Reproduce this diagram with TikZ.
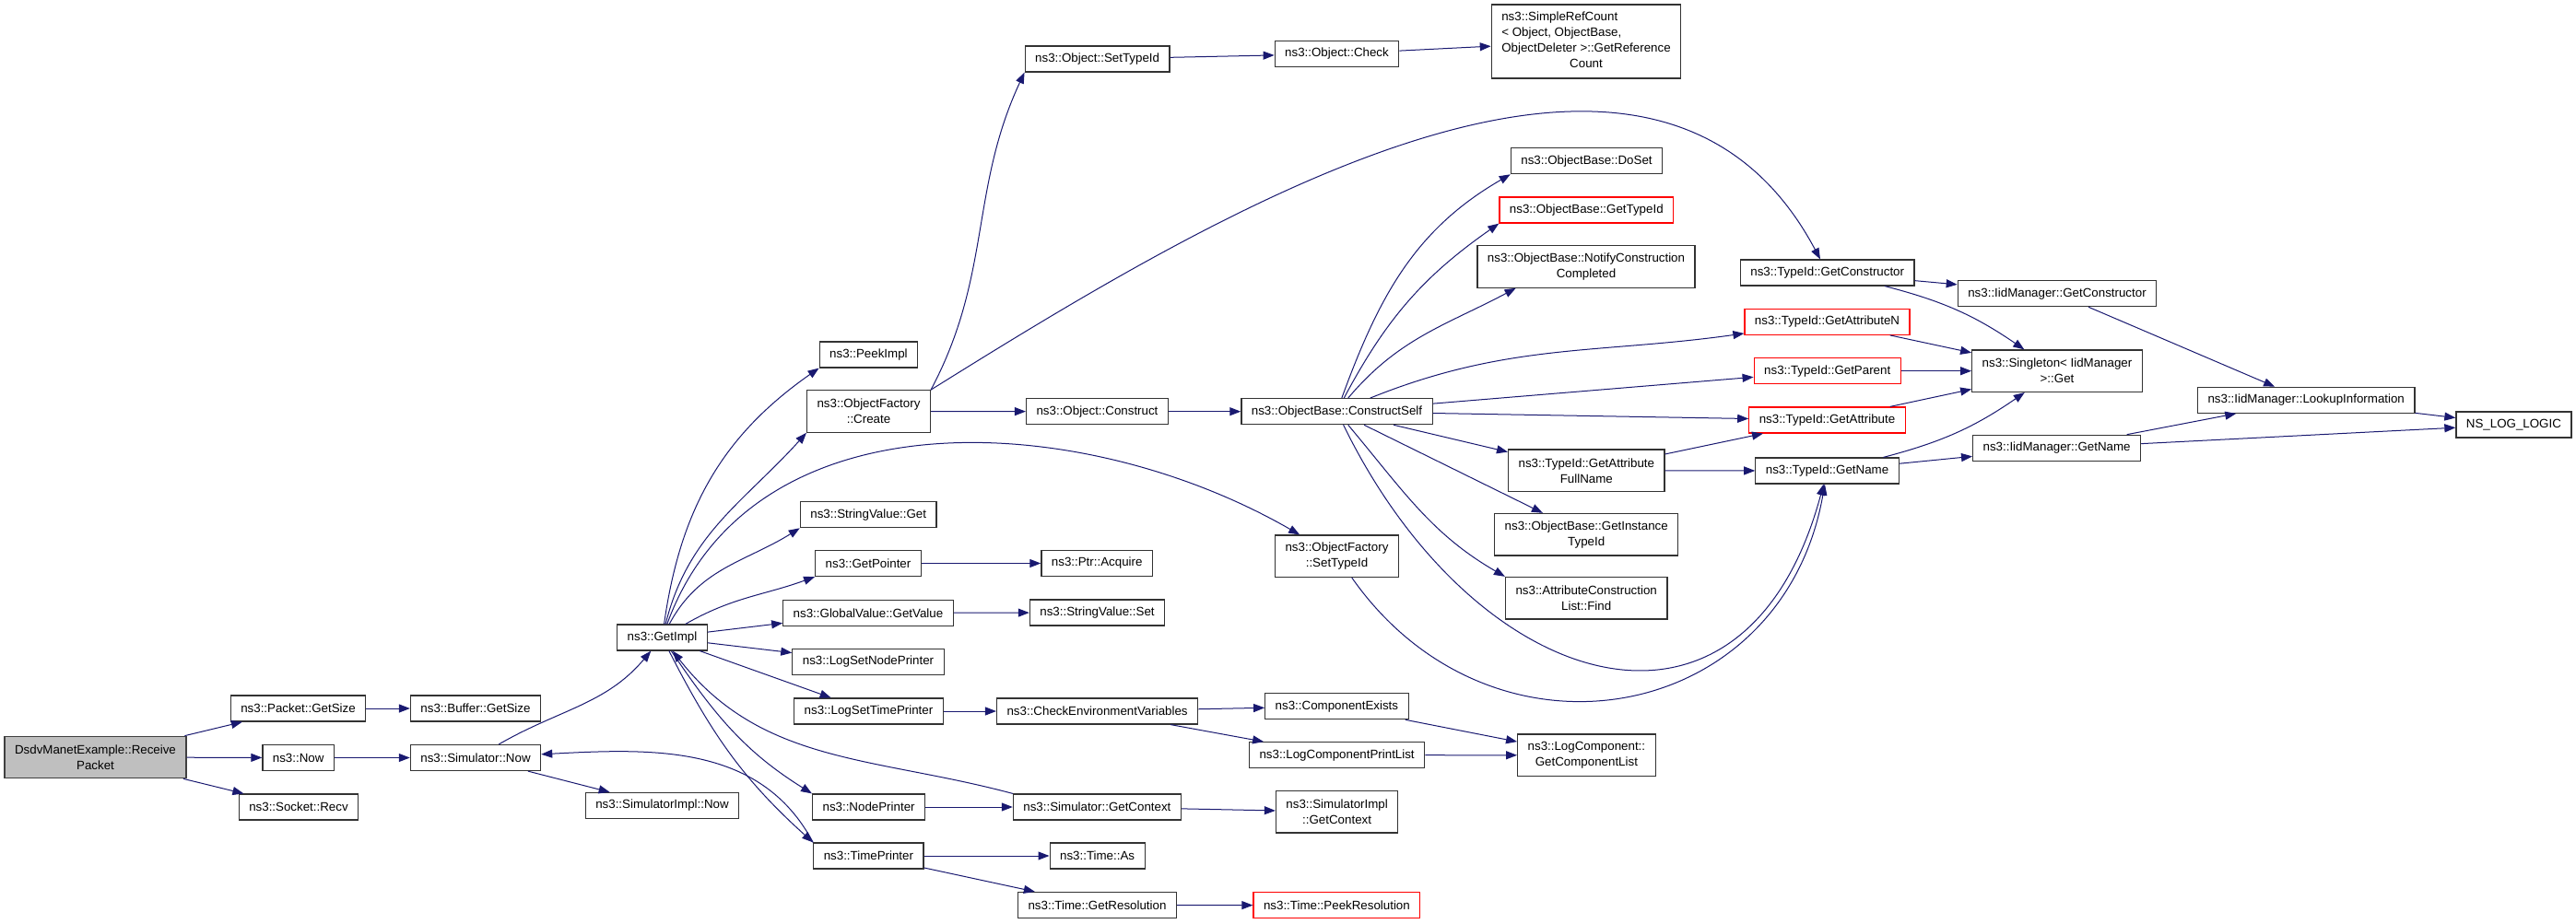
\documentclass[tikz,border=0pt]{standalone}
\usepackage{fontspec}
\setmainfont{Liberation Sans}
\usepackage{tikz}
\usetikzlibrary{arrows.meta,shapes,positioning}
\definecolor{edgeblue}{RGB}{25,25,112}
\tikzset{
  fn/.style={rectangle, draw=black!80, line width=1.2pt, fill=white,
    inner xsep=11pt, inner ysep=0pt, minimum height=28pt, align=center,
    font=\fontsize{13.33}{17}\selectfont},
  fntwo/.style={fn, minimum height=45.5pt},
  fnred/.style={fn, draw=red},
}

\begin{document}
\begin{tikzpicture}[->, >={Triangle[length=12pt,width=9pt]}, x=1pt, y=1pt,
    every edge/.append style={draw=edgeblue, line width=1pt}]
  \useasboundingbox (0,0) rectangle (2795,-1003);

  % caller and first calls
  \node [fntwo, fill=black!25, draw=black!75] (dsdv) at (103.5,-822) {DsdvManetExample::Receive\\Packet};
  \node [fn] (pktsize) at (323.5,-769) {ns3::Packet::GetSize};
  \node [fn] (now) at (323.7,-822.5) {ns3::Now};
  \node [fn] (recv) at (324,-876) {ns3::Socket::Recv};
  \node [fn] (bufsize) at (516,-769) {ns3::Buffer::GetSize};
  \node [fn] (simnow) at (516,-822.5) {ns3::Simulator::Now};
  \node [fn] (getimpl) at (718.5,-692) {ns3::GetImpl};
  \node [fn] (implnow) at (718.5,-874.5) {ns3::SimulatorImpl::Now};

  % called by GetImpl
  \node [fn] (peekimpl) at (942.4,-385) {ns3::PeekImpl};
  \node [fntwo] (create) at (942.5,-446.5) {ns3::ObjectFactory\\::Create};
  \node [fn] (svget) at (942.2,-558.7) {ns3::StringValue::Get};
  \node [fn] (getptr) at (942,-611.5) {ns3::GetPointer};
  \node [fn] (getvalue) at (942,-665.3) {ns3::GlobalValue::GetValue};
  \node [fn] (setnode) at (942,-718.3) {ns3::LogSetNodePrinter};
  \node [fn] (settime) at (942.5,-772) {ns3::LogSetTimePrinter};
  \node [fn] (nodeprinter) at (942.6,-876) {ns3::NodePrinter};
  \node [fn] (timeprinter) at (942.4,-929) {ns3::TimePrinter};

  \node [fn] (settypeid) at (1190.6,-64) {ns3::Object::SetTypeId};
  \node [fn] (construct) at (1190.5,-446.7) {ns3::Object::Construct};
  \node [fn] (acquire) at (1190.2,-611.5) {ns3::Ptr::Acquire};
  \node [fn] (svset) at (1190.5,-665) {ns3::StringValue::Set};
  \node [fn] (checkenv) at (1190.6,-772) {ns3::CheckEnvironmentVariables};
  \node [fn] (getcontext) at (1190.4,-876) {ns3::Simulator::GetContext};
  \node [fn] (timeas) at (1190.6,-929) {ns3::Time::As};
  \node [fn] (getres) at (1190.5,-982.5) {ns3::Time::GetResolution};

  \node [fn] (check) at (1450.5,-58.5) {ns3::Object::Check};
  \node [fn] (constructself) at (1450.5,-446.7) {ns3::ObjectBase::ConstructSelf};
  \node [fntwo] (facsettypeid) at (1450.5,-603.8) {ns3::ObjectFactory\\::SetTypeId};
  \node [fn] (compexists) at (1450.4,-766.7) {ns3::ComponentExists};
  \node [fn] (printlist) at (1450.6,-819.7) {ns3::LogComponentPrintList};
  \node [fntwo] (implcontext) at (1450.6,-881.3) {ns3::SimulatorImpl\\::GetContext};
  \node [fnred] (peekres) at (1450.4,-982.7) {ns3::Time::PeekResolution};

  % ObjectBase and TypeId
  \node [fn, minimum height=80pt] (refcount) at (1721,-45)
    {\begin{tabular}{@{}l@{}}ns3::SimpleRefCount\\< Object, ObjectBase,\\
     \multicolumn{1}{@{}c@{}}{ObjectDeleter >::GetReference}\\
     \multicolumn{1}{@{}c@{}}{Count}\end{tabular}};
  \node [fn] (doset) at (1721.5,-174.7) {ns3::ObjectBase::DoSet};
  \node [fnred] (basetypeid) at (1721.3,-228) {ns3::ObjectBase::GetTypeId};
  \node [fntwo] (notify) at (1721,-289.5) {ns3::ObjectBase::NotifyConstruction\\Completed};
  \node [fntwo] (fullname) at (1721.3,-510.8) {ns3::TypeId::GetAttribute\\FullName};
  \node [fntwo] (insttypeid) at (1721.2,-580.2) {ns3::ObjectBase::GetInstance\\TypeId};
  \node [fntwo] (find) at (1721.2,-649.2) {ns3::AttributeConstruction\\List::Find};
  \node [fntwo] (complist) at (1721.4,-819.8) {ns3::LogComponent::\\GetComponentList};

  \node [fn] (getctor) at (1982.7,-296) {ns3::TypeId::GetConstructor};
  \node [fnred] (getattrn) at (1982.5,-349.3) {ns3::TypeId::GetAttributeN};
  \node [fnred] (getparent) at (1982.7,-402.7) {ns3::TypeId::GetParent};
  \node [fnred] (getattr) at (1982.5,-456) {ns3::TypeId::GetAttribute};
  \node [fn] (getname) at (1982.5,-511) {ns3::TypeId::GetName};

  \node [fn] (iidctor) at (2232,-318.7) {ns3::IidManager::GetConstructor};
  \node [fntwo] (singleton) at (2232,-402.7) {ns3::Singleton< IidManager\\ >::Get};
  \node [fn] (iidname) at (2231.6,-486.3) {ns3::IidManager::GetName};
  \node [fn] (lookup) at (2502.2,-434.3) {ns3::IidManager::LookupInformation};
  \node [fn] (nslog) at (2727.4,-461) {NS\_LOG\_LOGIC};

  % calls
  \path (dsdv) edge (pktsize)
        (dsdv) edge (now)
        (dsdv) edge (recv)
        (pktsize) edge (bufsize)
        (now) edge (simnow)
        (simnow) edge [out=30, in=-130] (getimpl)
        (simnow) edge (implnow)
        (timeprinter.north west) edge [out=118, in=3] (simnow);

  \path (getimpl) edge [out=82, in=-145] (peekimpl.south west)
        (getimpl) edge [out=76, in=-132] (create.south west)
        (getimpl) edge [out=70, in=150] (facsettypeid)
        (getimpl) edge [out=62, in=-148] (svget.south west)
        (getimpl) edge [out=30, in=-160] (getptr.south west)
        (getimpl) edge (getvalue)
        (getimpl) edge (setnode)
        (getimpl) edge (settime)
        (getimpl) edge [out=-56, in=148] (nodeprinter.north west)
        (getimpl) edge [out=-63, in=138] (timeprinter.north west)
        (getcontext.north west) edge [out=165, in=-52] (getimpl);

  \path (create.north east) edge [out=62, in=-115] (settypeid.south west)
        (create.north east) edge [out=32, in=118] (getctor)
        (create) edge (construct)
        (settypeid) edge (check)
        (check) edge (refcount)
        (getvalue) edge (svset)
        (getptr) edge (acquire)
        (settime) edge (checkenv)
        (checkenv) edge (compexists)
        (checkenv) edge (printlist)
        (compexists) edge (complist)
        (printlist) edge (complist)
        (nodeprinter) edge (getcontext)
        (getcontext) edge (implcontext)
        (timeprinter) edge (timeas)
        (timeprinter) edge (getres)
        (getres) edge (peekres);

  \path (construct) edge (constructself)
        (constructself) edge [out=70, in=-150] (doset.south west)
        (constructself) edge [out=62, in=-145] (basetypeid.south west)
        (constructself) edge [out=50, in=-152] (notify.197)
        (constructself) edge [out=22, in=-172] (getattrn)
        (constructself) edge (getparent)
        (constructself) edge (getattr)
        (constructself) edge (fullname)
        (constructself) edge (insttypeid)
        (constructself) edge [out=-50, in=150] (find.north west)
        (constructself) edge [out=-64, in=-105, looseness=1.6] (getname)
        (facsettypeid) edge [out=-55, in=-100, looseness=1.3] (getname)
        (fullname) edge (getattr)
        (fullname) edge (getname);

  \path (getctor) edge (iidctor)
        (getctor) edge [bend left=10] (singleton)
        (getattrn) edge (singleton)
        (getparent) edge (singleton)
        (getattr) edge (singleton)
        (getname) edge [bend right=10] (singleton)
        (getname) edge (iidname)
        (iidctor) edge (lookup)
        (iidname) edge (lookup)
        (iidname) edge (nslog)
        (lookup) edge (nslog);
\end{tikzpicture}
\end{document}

──────────

• PROBLEM REQUIREMENTS: Reproduce only the lines from the beginning of the data through the line that contains "[fn] (implnow) at", both included, and please drop the pictures.

• ANSWER TO THIS TASK:
Reproduce this diagram with TikZ.
\documentclass[tikz,border=0pt]{standalone}
\usepackage{fontspec}
\setmainfont{Liberation Sans}
\usepackage{tikz}
\usetikzlibrary{arrows.meta,shapes,positioning}
\definecolor{edgeblue}{RGB}{25,25,112}
\tikzset{
  fn/.style={rectangle, draw=black!80, line width=1.2pt, fill=white,
    inner xsep=11pt, inner ysep=0pt, minimum height=28pt, align=center,
    font=\fontsize{13.33}{17}\selectfont},
  fntwo/.style={fn, minimum height=45.5pt},
  fnred/.style={fn, draw=red},
}

\begin{document}
\begin{tikzpicture}[->, >={Triangle[length=12pt,width=9pt]}, x=1pt, y=1pt,
    every edge/.append style={draw=edgeblue, line width=1pt}]
  \useasboundingbox (0,0) rectangle (2795,-1003);

  % caller and first calls
  \node [fntwo, fill=black!25, draw=black!75] (dsdv) at (103.5,-822) {DsdvManetExample::Receive\\Packet};
  \node [fn] (pktsize) at (323.5,-769) {ns3::Packet::GetSize};
  \node [fn] (now) at (323.7,-822.5) {ns3::Now};
  \node [fn] (recv) at (324,-876) {ns3::Socket::Recv};
  \node [fn] (bufsize) at (516,-769) {ns3::Buffer::GetSize};
  \node [fn] (simnow) at (516,-822.5) {ns3::Simulator::Now};
  \node [fn] (getimpl) at (718.5,-692) {ns3::GetImpl};
  \node [fn] (implnow) at (718.5,-874.5) {ns3::SimulatorImpl::Now};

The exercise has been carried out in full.